**Data excerpt**
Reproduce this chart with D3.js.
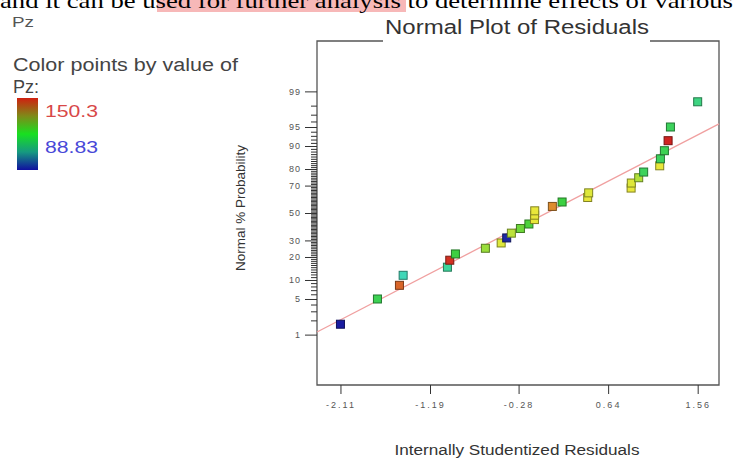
<!DOCTYPE html>
<html><head><meta charset="utf-8">
<script src="https://cdn.jsdelivr.net/npm/d3@7"></script>
<style>
html,body{margin:0;padding:0;background:#fff;}
svg{display:block;font-family:"Liberation Sans",Arial,sans-serif;}
</style></head>
<body><svg id="c" width="734" height="459"></svg>
<script>
// ---- data ----
const residuals = [-2.11,-1.73,-1.504,-1.466,-1.011,-0.987,-0.929,-0.621,-0.459,-0.402,-0.354,-0.261,-0.174,-0.117,-0.115,-0.114,0.067,0.167,0.43,0.44,0.876,0.878,0.954,1.005,1.17,1.177,1.218,1.256,1.28,1.56];
const normalPct = [1.67,5,8.33,11.67,15,18.33,21.67,25,28.33,31.67,35,38.33,41.67,45,48.33,51.67,55,58.33,61.67,65,68.33,71.67,75,78.33,81.67,85,88.33,91.67,95,98.33];
const pzValues = [89,117,145,106,109,149,119,128,134,90,131,124,121,135,135,135,142,119,135,134,135,134,130,116,135,116,117,150,116,112];
const xTicks = [-2.11,-1.19,-0.28,0.64,1.56];
const yMajor = [1,5,10,20,30,50,70,80,90,95,99];
const yMinor = d3.range(1,100);
const refLineResid = [-2.351,1.779];
const refLinePct = [1.14,95.6];
const pzRange = [88.83,150.3];

function qnorm(p){
 const a=[-3.969683028665376e+01,2.209460984245205e+02,-2.759285104469687e+02,1.383577518672690e+02,-3.066479806614716e+01,2.506628277459239e+00];
 const b=[-5.447609879822406e+01,1.615858368580409e+02,-1.556989798598866e+02,6.680131188771972e+01,-1.328068155288572e+01];
 const c=[-7.784894002430293e-03,-3.223964580411365e-01,-2.400758296887911e+00,-2.549732539343734e+00,4.374664141464968e+00,2.938163982698783e+00];
 const d=[7.784695709041462e-03,3.224671290700398e-01,2.445134137142996e+00,3.754408661907416e+00];
 const pl=0.02425, ph=1-pl;
 if(p<pl){const q=Math.sqrt(-2*Math.log(p));return (((((c[0]*q+c[1])*q+c[2])*q+c[3])*q+c[4])*q+c[5])/((((d[0]*q+d[1])*q+d[2])*q+d[3])*q+1);}
 if(p<=ph){const q=p-0.5,r=q*q;return (((((a[0]*r+a[1])*r+a[2])*r+a[3])*r+a[4])*r+a[5])*q/(((((b[0]*r+b[1])*r+b[2])*r+b[3])*r+b[4])*r+1);}
 const q=Math.sqrt(-2*Math.log(1-p));return -(((((c[0]*q+c[1])*q+c[2])*q+c[3])*q+c[4])*q+c[5])/((((d[0]*q+d[1])*q+d[2])*q+d[3])*q+1);
}

const svg = d3.select("#c");
const L=317,R=719,T=41,B=385;
const x = d3.scaleLinear().domain([-2.351,1.779]).range([L,R]);
const yz = d3.scaleLinear().domain([-3.29,3.29]).range([B,T]);
const y = p => yz(qnorm(p/100));

const pzMid=(pzRange[0]+pzRange[1])/2;
const color = d3.scaleLinear()
  .domain([pzRange[0],(pzRange[0]+pzMid)/2,pzMid,(pzMid+pzRange[1])/2,pzRange[1]])
  .range(["#1a1aa0","#40d8c8","#3cd03c","#e8e83a","#d02020"]);

// top serif text with highlight (cropped)
svg.append("rect").attr("x",157).attr("y",0).attr("width",249).attr("height",12).attr("fill","#f7b8b8");
svg.append("text").attr("x",0).attr("y",8).attr("font-family","'Liberation Serif','Times New Roman',serif")
  .attr("font-size",22).attr("fill","#000").attr("textLength",733).attr("lengthAdjust","spacingAndGlyphs")
  .text("and it can be used for further analysis to determine effects of various");

// left legend
svg.append("text").attr("x",12).attr("y",27).attr("font-size",15).attr("fill","#555")
  .attr("textLength",22).attr("lengthAdjust","spacingAndGlyphs").text("Pz");
svg.append("text").attr("x",13).attr("y",71).attr("font-size",18).attr("fill","#444")
  .attr("textLength",225).attr("lengthAdjust","spacingAndGlyphs").text("Color points by value of");
svg.append("text").attr("x",13).attr("y",93).attr("font-size",18).attr("fill","#444").text("Pz:");
const defs=svg.append("defs");
const g=defs.append("linearGradient").attr("id","grad").attr("x1",0).attr("y1",0).attr("x2",0).attr("y2",1);
[["0%","#d02010"],["25%","#7f8a18"],["50%","#18e020"],["75%","#169a80"],["100%","#1010a0"]]
  .forEach(s=>g.append("stop").attr("offset",s[0]).attr("stop-color",s[1]));
svg.append("rect").attr("x",17).attr("y",98).attr("width",21).attr("height",72).attr("fill","url(#grad)");
svg.append("text").attr("x",45).attr("y",117).attr("font-size",16).attr("fill","#d84848")
  .attr("textLength",53).attr("lengthAdjust","spacingAndGlyphs").text(String(pzRange[1]));
svg.append("text").attr("x",45).attr("y",153).attr("font-size",16).attr("fill","#4848d8")
  .attr("textLength",53).attr("lengthAdjust","spacingAndGlyphs").text(String(pzRange[0]));

// frame with title gap
const fr = svg.append("g").attr("stroke","#555").attr("stroke-width",1.3).attr("fill","none");
fr.append("path").attr("d",`M383,${T}H${L}V${B}H${R}V${T}H650`);
svg.append("text").attr("x",517).attr("y",34).attr("text-anchor","middle").attr("font-size",20).attr("fill","#333")
  .attr("textLength",264).attr("lengthAdjust","spacingAndGlyphs").text("Normal Plot of Residuals");

// y axis
const yMinorAxis = d3.axisLeft(yz).tickValues(yMinor.filter(p=>!yMajor.includes(p)).map(p=>qnorm(p/100))).tickSize(6).tickFormat("");
const ga = svg.append("g").attr("transform",`translate(${L},0)`).call(yMinorAxis);
const yMajAxis = d3.axisLeft(yz).tickValues(yMajor.map(p=>qnorm(p/100))).tickSize(12).tickPadding(4)
  .tickFormat((d,i)=>yMajor[i]);
const gm = svg.append("g").attr("transform",`translate(${L},0)`).call(yMajAxis);
[ga,gm].forEach(s=>{s.select(".domain").remove(); s.selectAll("line").attr("stroke","#333");});
gm.selectAll("text").attr("font-size",9).attr("fill","#555").attr("letter-spacing",1).attr("font-family","'Liberation Sans',Arial,sans-serif");

// x axis
const xAxis = d3.axisBottom(x).tickValues(xTicks).tickSize(9).tickPadding(8).tickFormat(d=>d.toFixed(2));
const gx = svg.append("g").attr("transform",`translate(0,${B})`).call(xAxis);
gx.select(".domain").remove();
gx.selectAll("line").attr("stroke","#333");
gx.selectAll("text").attr("font-size",9).attr("fill","#555").attr("letter-spacing",2).attr("font-family","'Liberation Sans',Arial,sans-serif");

// axis titles
svg.append("text").attr("transform",`translate(245,208) rotate(-90)`).attr("text-anchor","middle")
  .attr("font-size",13.5).attr("fill","#333").text("Normal % Probability");
svg.append("text").attr("x",517).attr("y",455).attr("text-anchor","middle").attr("font-size",14).attr("fill","#333")
  .attr("textLength",245).attr("lengthAdjust","spacingAndGlyphs").text("Internally Studentized Residuals");

// reference line
svg.append("line").attr("x1",x(refLineResid[0])).attr("y1",y(refLinePct[0]))
  .attr("x2",x(refLineResid[1])).attr("y2",y(refLinePct[1]))
  .attr("stroke","#f0a0a0").attr("stroke-width",1.3);

// points
const pts = residuals.map((r,i)=>({r,p:normalPct[i],pz:pzValues[i]}));
const sz=8;
svg.append("g").selectAll("rect").data(pts).join("rect")
  .attr("x",d=>x(d.r)-sz/2).attr("y",d=>y(d.p)-sz/2).attr("width",sz).attr("height",sz)
  .attr("fill",d=>color(d.pz)).attr("stroke",d=>d3.color(color(d.pz)).darker(1.6)).attr("stroke-width",1);
</script></body></html>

**Exercise directions**
In the material above, find the lines that contain "with" and show them.

**Output for this task**
Reproduce this chart with D3.js.
// top serif text with highlight (cropped)
// frame with title gap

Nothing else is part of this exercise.